Each time the artist Danh Vo sells a work through his gallery, the collector or institution is billed up to 100 euros, whereby they acquire a special handwritten letter. The project, 02.02.1861, [last letter of Saint Théophane Vénard to his father before he was decapitated] (2009– ), is a text in English translated to the French and copied out by Vo’s father, who speaks neither language. Ever since Vo’s legendary graduation show from the Royal Danish Academy of Fine Arts in 2002, when the artist had his family negotiate the terms of the exhibition, Vo used his work to unpack the myths of his immigrant family (who moved to Denmark after being discovered in a boat fleeing Vietnam in 1979). But the 36-year-old artist’s work attempts more than merely personal ambitions. “It’s not about my father, it’s about the labor,” Vo says of those letters. “The project sees language go into the world and return in a mutated form.”

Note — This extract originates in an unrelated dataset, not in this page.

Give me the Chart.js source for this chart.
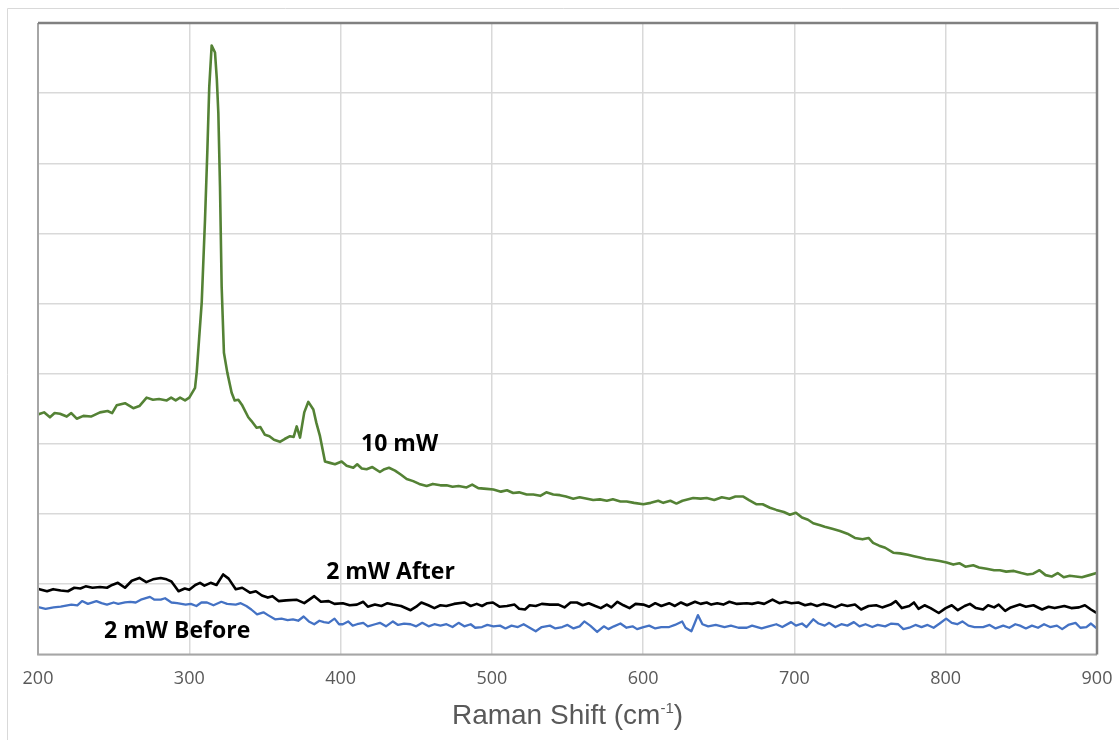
<!DOCTYPE html>
<html>
<head>
<meta charset="utf-8">
<script src="https://cdn.jsdelivr.net/npm/chart.js@4.4.1/dist/chart.umd.min.js"></script>
<style>
  html, body { margin: 0; padding: 0; background: #fff; }
  #wrap { position: relative; width: 1119px; height: 740px; }
</style>
</head>
<body>
<div id="wrap"><canvas id="raman" width="1119" height="740"></canvas></div>
<script>
// x axis (Raman shift, cm-1)
const shiftMin = 200;
const shiftMax = 900;
const shiftStep = 100;

// 10 mW
const shift10mW = [
    200, 204, 207.9, 211, 214.5, 219, 222, 225.6, 230, 235,
    241, 246, 249, 252, 257.5, 263, 267, 271.8, 276, 280,
    285.1, 288, 291, 293.9, 297.2, 300, 303.8, 304.9, 306.5, 308.2,
    310.4, 311.9, 313.2, 314.8, 317, 318.2, 319.2, 320.3, 321.4, 322.9,
    325.1, 328, 330, 332.4, 335, 339, 341, 344.5, 347, 350,
    353, 356, 359.9, 363, 366.6, 369, 371, 373.2, 376, 378.7,
    382, 384, 386.4, 389.7, 393, 396.3, 400.7, 404, 408.4, 411,
    414, 417.2, 421, 426, 429, 432, 436, 440, 443.7, 448,
    452, 456.9, 461, 466, 470.1, 474, 478, 483.3, 487, 491,
    496.6, 501, 506, 510, 514.1, 518, 523, 527.4, 532, 536,
    540.6, 545, 549, 553.8, 558, 563, 567, 571.4, 576, 580,
    585, 589.1, 594, 600.1, 605, 610, 613.3, 618, 622, 626,
    633.1, 638, 642, 647, 652, 657, 661, 666.2, 670, 675,
    679, 683.8, 688, 693, 697, 701, 705, 709, 712.4, 717,
    720, 725, 730.1, 735, 740, 745, 749, 752, 756, 760,
    765.3, 770, 775, 779, 782.9, 787, 791, 796, 800.6, 805,
    809, 813, 818.2, 822, 827, 832, 835.8, 840, 845, 850,
    854, 857.8, 862, 866, 870, 874, 878, 882, 886, 890,
    895, 899.7
];
const int10mW = [
    3.42, 3.45, 3.38, 3.44, 3.43, 3.39, 3.44, 3.36, 3.40, 3.39,
    3.45, 3.47, 3.44, 3.55, 3.58, 3.51, 3.54, 3.66, 3.63, 3.64,
    3.62, 3.66, 3.62, 3.66, 3.62, 3.66, 3.80, 4.02, 4.50, 5.01,
    6.20, 7.15, 8.09, 8.68, 8.58, 8.20, 7.72, 6.67, 5.24, 4.30,
    4.02, 3.73, 3.62, 3.63, 3.55, 3.38, 3.33, 3.23, 3.24, 3.13,
    3.11, 3.06, 3.03, 3.07, 3.11, 3.10, 3.25, 3.09, 3.45, 3.60,
    3.49, 3.30, 3.11, 2.75, 2.73, 2.71, 2.75, 2.69, 2.66, 2.71,
    2.65, 2.64, 2.67, 2.60, 2.64, 2.66, 2.62, 2.56, 2.50, 2.47,
    2.43, 2.40, 2.43, 2.41, 2.41, 2.39, 2.40, 2.38, 2.42, 2.37,
    2.36, 2.35, 2.32, 2.34, 2.30, 2.31, 2.28, 2.28, 2.26, 2.31,
    2.28, 2.27, 2.25, 2.22, 2.24, 2.22, 2.20, 2.21, 2.19, 2.21,
    2.18, 2.18, 2.16, 2.14, 2.16, 2.19, 2.16, 2.19, 2.15, 2.19,
    2.23, 2.22, 2.23, 2.20, 2.24, 2.22, 2.25, 2.25, 2.20, 2.14,
    2.14, 2.09, 2.06, 2.03, 1.99, 2.02, 1.95, 1.92, 1.87, 1.84,
    1.82, 1.79, 1.76, 1.72, 1.66, 1.64, 1.66, 1.59, 1.55, 1.52,
    1.45, 1.44, 1.42, 1.40, 1.38, 1.36, 1.35, 1.33, 1.31, 1.28,
    1.30, 1.25, 1.27, 1.24, 1.22, 1.20, 1.20, 1.18, 1.19, 1.16,
    1.14, 1.15, 1.20, 1.13, 1.11, 1.16, 1.10, 1.12, 1.11, 1.10,
    1.13, 1.16
];

// 2 mW After
const shiftAfter = [
    200.9, 206, 210, 215, 219.8, 224, 228, 231.5, 236, 241,
    245.6, 249, 252.8, 257.5, 262, 267, 271.6, 276, 281.1, 285,
    288.2, 292.9, 297, 300, 304, 307.1, 310, 314.1, 318, 322.4,
    326, 330.7, 335, 340.1, 344, 348, 351.9, 355, 359, 364,
    370.8, 376, 382.6, 387, 392.1, 396, 401.5, 406, 410.8, 415,
    418, 422.7, 427, 431, 434.6, 440, 446.3, 450, 453.4, 458,
    462, 466, 469.9, 475, 481.8, 486, 490, 493.5, 497, 500.7,
    505, 510, 515, 518, 521.9, 525, 529, 533, 538.4, 544,
    548, 552, 556.2, 560, 564, 568.4, 572, 576, 579, 583,
    587, 591, 595, 600.1, 604, 608, 612, 617.2, 621, 625,
    629, 634.3, 638, 642, 645, 649, 653, 657, 662, 668.5,
    672, 676, 680, 685.5, 690, 694, 698, 702.6, 707, 711,
    714.9, 719, 723, 727, 731, 735, 740, 744.1, 749, 754,
    758, 763.6, 767, 771, 775.9, 779, 782, 786, 790, 795.4,
    800, 804, 808, 812.5, 816, 820, 824.7, 828, 832, 835,
    839.3, 843, 849, 853, 858, 863.7, 868, 872, 878.4, 883,
    888.1, 892, 896, 899.1
];
const intAfter = [
    0.93, 0.90, 0.93, 0.91, 0.90, 0.95, 0.94, 0.97, 0.95, 0.96,
    0.95, 0.99, 1.02, 0.95, 1.05, 1.09, 1.03, 1.07, 1.09, 1.07,
    1.04, 0.90, 0.94, 0.92, 0.99, 1.02, 0.98, 1.02, 0.99, 1.14,
    1.08, 0.93, 0.95, 0.88, 0.90, 0.84, 0.81, 0.83, 0.76, 0.77,
    0.78, 0.73, 0.83, 0.75, 0.76, 0.72, 0.73, 0.70, 0.71, 0.75,
    0.68, 0.71, 0.69, 0.73, 0.71, 0.69, 0.63, 0.68, 0.74, 0.70,
    0.66, 0.70, 0.69, 0.72, 0.74, 0.69, 0.72, 0.69, 0.73, 0.74,
    0.68, 0.69, 0.71, 0.65, 0.64, 0.70, 0.69, 0.72, 0.71, 0.71,
    0.67, 0.74, 0.74, 0.70, 0.73, 0.69, 0.66, 0.71, 0.67, 0.75,
    0.70, 0.66, 0.72, 0.71, 0.68, 0.73, 0.69, 0.73, 0.69, 0.74,
    0.70, 0.75, 0.72, 0.74, 0.71, 0.73, 0.71, 0.75, 0.72, 0.73,
    0.72, 0.74, 0.72, 0.78, 0.73, 0.75, 0.73, 0.74, 0.70, 0.72,
    0.69, 0.72, 0.70, 0.67, 0.71, 0.69, 0.71, 0.64, 0.69, 0.70,
    0.67, 0.71, 0.76, 0.66, 0.69, 0.74, 0.65, 0.70, 0.66, 0.59,
    0.66, 0.70, 0.63, 0.69, 0.72, 0.66, 0.64, 0.70, 0.67, 0.71,
    0.62, 0.67, 0.71, 0.68, 0.70, 0.64, 0.68, 0.66, 0.69, 0.66,
    0.67, 0.70, 0.64, 0.60
];

// 2 mW Before
const shiftBefore = [
    200.9, 205, 210.3, 215, 222.1, 226, 229.1, 233, 238.6, 242,
    245.6, 250, 253, 257.5, 261, 264.6, 268, 274, 277, 281.1,
    284, 288.2, 292, 297.6, 301, 304.7, 308, 311.7, 316, 321.2,
    325, 330.7, 334, 337.7, 341, 344.8, 349, 352, 356.7, 361,
    365, 368.5, 372, 375.6, 379, 382.6, 386, 389, 392.1, 396,
    399, 401.5, 405, 408, 410.9, 415, 418, 422.8, 426, 430,
    434.6, 438, 442, 446.3, 450, 454, 458.2, 462, 466, 470,
    474, 478, 481.8, 486, 489, 493.5, 497, 501, 505.4, 509,
    513, 517.2, 521, 525, 529, 533, 538.4, 542, 546.5, 550,
    554, 558, 561.1, 565, 569.6, 574, 577, 580.7, 585, 589,
    593, 596, 600.2, 604, 608, 612, 617.2, 621, 625.8, 628,
    631.9, 634, 636.2, 639.2, 643, 648, 653.8, 658, 663, 668.5,
    672, 678.3, 683, 688, 692, 697.8, 701, 705, 708, 712.5,
    716, 720, 723, 727.1, 731, 735, 739.3, 743, 747, 751.5,
    755, 760, 764, 768.6, 772, 775.9, 780, 784, 788, 792,
    796, 800.3, 804, 807.6, 811, 815, 819, 824.7, 829, 833,
    838, 842, 846, 849.1, 853, 857, 861, 865, 869, 873.5,
    877, 881, 885.8, 889, 893, 896, 899.2
];
const intBefore = [
    0.67, 0.65, 0.67, 0.68, 0.71, 0.70, 0.76, 0.72, 0.76, 0.73,
    0.71, 0.74, 0.72, 0.74, 0.75, 0.74, 0.78, 0.82, 0.78, 0.78,
    0.80, 0.74, 0.73, 0.71, 0.72, 0.69, 0.74, 0.74, 0.70, 0.75,
    0.72, 0.71, 0.73, 0.69, 0.64, 0.57, 0.60, 0.56, 0.50, 0.51,
    0.49, 0.50, 0.48, 0.54, 0.47, 0.43, 0.48, 0.46, 0.45, 0.51,
    0.43, 0.43, 0.47, 0.41, 0.43, 0.45, 0.40, 0.43, 0.45, 0.40,
    0.47, 0.42, 0.44, 0.43, 0.40, 0.45, 0.40, 0.43, 0.41, 0.43,
    0.39, 0.45, 0.40, 0.43, 0.38, 0.39, 0.42, 0.40, 0.41, 0.37,
    0.41, 0.39, 0.43, 0.38, 0.33, 0.39, 0.41, 0.37, 0.39, 0.42,
    0.37, 0.40, 0.47, 0.41, 0.32, 0.40, 0.36, 0.40, 0.44, 0.38,
    0.40, 0.36, 0.39, 0.41, 0.37, 0.39, 0.39, 0.42, 0.47, 0.38,
    0.33, 0.44, 0.56, 0.43, 0.40, 0.42, 0.39, 0.41, 0.38, 0.38,
    0.41, 0.37, 0.40, 0.43, 0.39, 0.46, 0.41, 0.44, 0.39, 0.50,
    0.44, 0.41, 0.45, 0.39, 0.43, 0.41, 0.46, 0.40, 0.43, 0.39,
    0.42, 0.40, 0.44, 0.43, 0.36, 0.38, 0.42, 0.39, 0.42, 0.38,
    0.44, 0.51, 0.45, 0.43, 0.47, 0.41, 0.39, 0.39, 0.42, 0.37,
    0.41, 0.38, 0.43, 0.41, 0.37, 0.41, 0.38, 0.43, 0.39, 0.41,
    0.36, 0.42, 0.45, 0.38, 0.39, 0.44, 0.38
];

// 曲线旁的标注（数据坐标）
const seriesLabels = ['10 mW', '2 mW After', '2 mW Before'];
const labelShift = [439, 433, 292];
const labelInt = [2.99, 1.17, 0.33];

function toPoints(xs, ys) {
    return xs.map((x, i) => ({ x: x, y: ys[i] }));
}

// 外框 + 绘图区边框 + 标注
const framePlugin = {
    id: 'frame',
    beforeDraw(chart) {
        const ctx = chart.ctx;
        ctx.save();
        ctx.strokeStyle = '#d9d9d9';
        ctx.lineWidth = 1;
        ctx.beginPath();
        ctx.moveTo(7.5, chart.height);
        ctx.lineTo(7.5, 8.5);
        ctx.lineTo(chart.width, 8.5);
        ctx.stroke();
        ctx.restore();
    },
    afterDatasetsDraw(chart) {
        const a = chart.chartArea;
        const ctx = chart.ctx;
        ctx.save();
        ctx.strokeStyle = '#a6a6a6';
        ctx.lineWidth = 2;
        ctx.beginPath();
        ctx.moveTo(a.left, a.top);
        ctx.lineTo(a.left, a.bottom);
        ctx.lineTo(a.right, a.bottom);
        ctx.stroke();
        ctx.strokeStyle = '#808080';
        ctx.lineWidth = 2.5;
        ctx.beginPath();
        ctx.moveTo(a.left, a.top);
        ctx.lineTo(a.right, a.top);
        ctx.lineTo(a.right, a.bottom);
        ctx.stroke();

        // series labels
        const xs = chart.scales.x, ys = chart.scales.y;
        ctx.fillStyle = '#000';
        ctx.font = 'bold 23px "Open Sans"';
        ctx.textAlign = 'center';
        ctx.textBaseline = 'middle';
        seriesLabels.forEach((t, i) => {
            ctx.fillText(t, xs.getPixelForValue(labelShift[i]), ys.getPixelForValue(labelInt[i]));
        });

        // x axis title with superscript
        const main = 'Raman Shift (cm';
        const sup = '-1';
        const tail = ')';
        ctx.font = '28px "Liberation Sans"';
        const wMain = ctx.measureText(main).width;
        const wTail = ctx.measureText(tail).width;
        ctx.font = '15px "Liberation Sans"';
        const wSup = ctx.measureText(sup).width;
        const total = wMain + wSup + wTail;
        let x0 = (a.left + a.right) / 2 - total / 2;
        const base = a.bottom + 70;
        ctx.fillStyle = '#595959';
        ctx.textAlign = 'left';
        ctx.textBaseline = 'alphabetic';
        ctx.font = '28px "Liberation Sans"';
        ctx.fillText(main, x0, base);
        ctx.font = '15px "Liberation Sans"';
        ctx.fillText(sup, x0 + wMain, base - 11);
        ctx.font = '28px "Liberation Sans"';
        ctx.fillText(tail, x0 + wMain + wSup, base);
        ctx.restore();
    }
};

const ctx = document.getElementById('raman').getContext('2d');
window.ramanChart = new Chart(ctx, {
    type: 'line',
    data: {
        datasets: [{
            label: '10 mW',
            data: toPoints(shift10mW, int10mW),
            borderColor: '#548235',
            borderWidth: 2.6
        }, {
            label: '2 mW After',
            data: toPoints(shiftAfter, intAfter),
            borderColor: '#000000',
            borderWidth: 2.6
        }, {
            label: '2 mW Before',
            data: toPoints(shiftBefore, intBefore),
            borderColor: '#4472C4',
            borderWidth: 2.3
        }]
    },
    options: {
        responsive: false,
        animation: false,
        devicePixelRatio: 1,
        elements: {
            point: { radius: 0 },
            line: { tension: 0, borderJoinStyle: 'round', borderCapStyle: 'round' }
        },
        layout: {
            padding: { left: 38, right: 22, top: 23, bottom: 36 }
        },
        plugins: {
            legend: { display: false },
            tooltip: { enabled: false }
        },
        scales: {
            x: {
                type: 'linear',
                min: shiftMin,
                max: shiftMax,
                border: { display: false },
                grid: {
                    color: '#d9d9d9',
                    lineWidth: 1.5,
                    drawTicks: false
                },
                ticks: {
                    stepSize: shiftStep,
                    padding: 14,
                    color: '#595959',
                    font: { family: '"Open Sans"', size: 18 }
                },
                // 让布局只用 layout.padding，不再为首尾刻度文字额外留边
                afterFit(scale) {
                    scale.paddingLeft = 0;
                    scale.paddingRight = 0;
                }
            },
            y: {
                min: 0,
                max: 9,
                border: { display: false },
                grid: {
                    color: '#d9d9d9',
                    lineWidth: 1.5,
                    drawTicks: false
                },
                ticks: {
                    display: false,
                    stepSize: 1
                }
            }
        }
    },
    plugins: [framePlugin]
});
</script>
</body>
</html>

In 2004, he moved from Frankfurt to Berlin, where he has lived ever since (although he also keeps a second apartment in New York). For a recent show at Artists Space in New York, Vo used his background as a gay Asian man to interrogate issues of objectification and history. The exhibition included photographic imagery culled from the collection of a man named Joseph Carrier, who showed up in 2006 when the artist gave a talk in California and would eventually list Vo as a beneficiary in his will. “He came to cruise me—or I should say he came to check me out,” says Vo. Carrier’s estate included photographs of young scantily clad men from behind. Says Vo, “I thought of Hiroshima Mon Amour, and other instances of extreme political circumstances that you approach by inserting your own private experience.”